>> start Source excerpt

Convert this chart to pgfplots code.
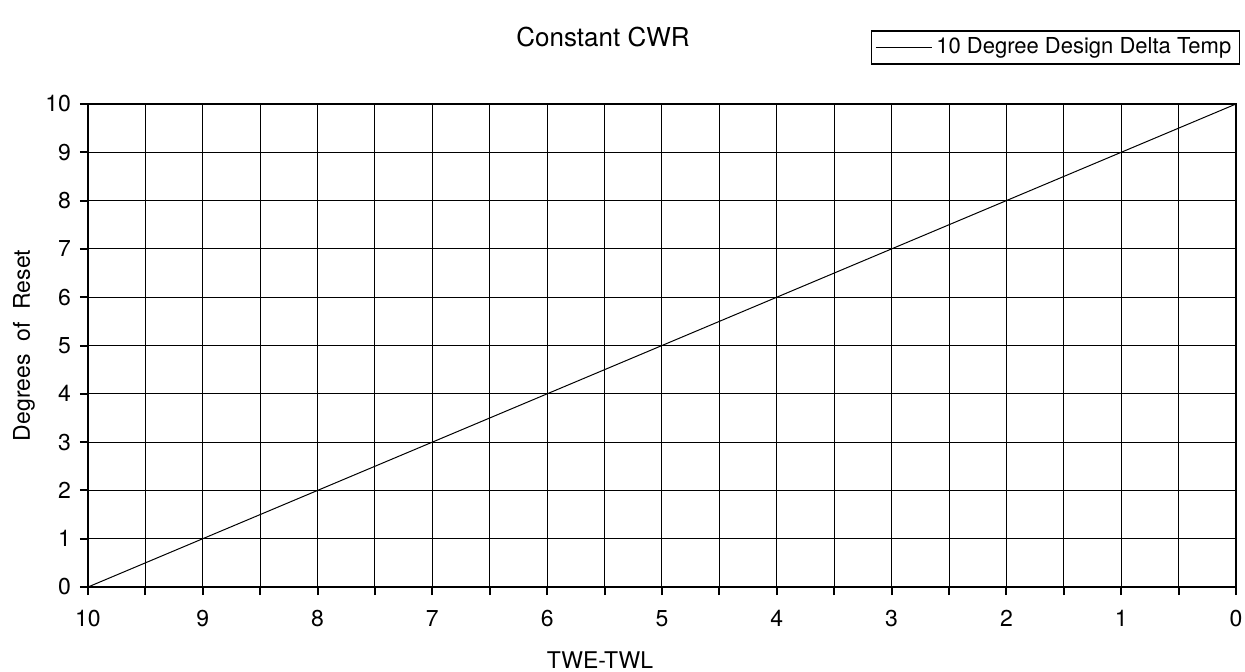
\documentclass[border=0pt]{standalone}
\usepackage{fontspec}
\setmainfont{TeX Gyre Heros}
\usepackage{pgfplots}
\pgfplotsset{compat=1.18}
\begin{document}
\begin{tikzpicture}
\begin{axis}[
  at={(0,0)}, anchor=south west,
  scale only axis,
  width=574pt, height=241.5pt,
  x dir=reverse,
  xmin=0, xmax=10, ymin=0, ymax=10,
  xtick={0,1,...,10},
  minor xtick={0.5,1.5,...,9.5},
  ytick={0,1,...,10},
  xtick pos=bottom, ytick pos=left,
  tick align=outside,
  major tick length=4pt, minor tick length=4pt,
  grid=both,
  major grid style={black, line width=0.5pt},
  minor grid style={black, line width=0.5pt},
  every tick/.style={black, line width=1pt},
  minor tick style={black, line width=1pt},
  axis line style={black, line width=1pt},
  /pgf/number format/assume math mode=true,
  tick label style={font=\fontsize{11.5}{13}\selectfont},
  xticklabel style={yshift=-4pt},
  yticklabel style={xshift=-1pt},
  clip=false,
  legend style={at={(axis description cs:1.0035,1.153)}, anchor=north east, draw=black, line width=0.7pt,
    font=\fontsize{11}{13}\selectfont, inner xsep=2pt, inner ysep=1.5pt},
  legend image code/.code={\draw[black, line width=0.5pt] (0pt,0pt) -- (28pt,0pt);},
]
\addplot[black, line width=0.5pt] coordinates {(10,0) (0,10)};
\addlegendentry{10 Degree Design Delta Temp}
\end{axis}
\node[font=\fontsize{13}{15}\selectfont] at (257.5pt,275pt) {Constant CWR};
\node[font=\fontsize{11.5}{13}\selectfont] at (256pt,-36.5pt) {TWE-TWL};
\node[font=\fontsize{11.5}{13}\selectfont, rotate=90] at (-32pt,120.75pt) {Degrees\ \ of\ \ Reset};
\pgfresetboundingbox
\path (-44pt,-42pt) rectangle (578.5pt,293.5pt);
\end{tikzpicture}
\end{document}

>> end Source excerpt

Task statement
Return all of the data exactly as written, and drop the pictures.

Response
Convert this chart to pgfplots code.
\documentclass[border=0pt]{standalone}
\usepackage{fontspec}
\setmainfont{TeX Gyre Heros}
\usepackage{pgfplots}
\pgfplotsset{compat=1.18}
\begin{document}
\begin{tikzpicture}
\begin{axis}[
  at={(0,0)}, anchor=south west,
  scale only axis,
  width=574pt, height=241.5pt,
  x dir=reverse,
  xmin=0, xmax=10, ymin=0, ymax=10,
  xtick={0,1,...,10},
  minor xtick={0.5,1.5,...,9.5},
  ytick={0,1,...,10},
  xtick pos=bottom, ytick pos=left,
  tick align=outside,
  major tick length=4pt, minor tick length=4pt,
  grid=both,
  major grid style={black, line width=0.5pt},
  minor grid style={black, line width=0.5pt},
  every tick/.style={black, line width=1pt},
  minor tick style={black, line width=1pt},
  axis line style={black, line width=1pt},
  /pgf/number format/assume math mode=true,
  tick label style={font=\fontsize{11.5}{13}\selectfont},
  xticklabel style={yshift=-4pt},
  yticklabel style={xshift=-1pt},
  clip=false,
  legend style={at={(axis description cs:1.0035,1.153)}, anchor=north east, draw=black, line width=0.7pt,
    font=\fontsize{11}{13}\selectfont, inner xsep=2pt, inner ysep=1.5pt},
  legend image code/.code={\draw[black, line width=0.5pt] (0pt,0pt) -- (28pt,0pt);},
]
\addplot[black, line width=0.5pt] coordinates {(10,0) (0,10)};
\addlegendentry{10 Degree Design Delta Temp}
\end{axis}
\node[font=\fontsize{13}{15}\selectfont] at (257.5pt,275pt) {Constant CWR};
\node[font=\fontsize{11.5}{13}\selectfont] at (256pt,-36.5pt) {TWE-TWL};
\node[font=\fontsize{11.5}{13}\selectfont, rotate=90] at (-32pt,120.75pt) {Degrees\ \ of\ \ Reset};
\pgfresetboundingbox
\path (-44pt,-42pt) rectangle (578.5pt,293.5pt);
\end{tikzpicture}
\end{document}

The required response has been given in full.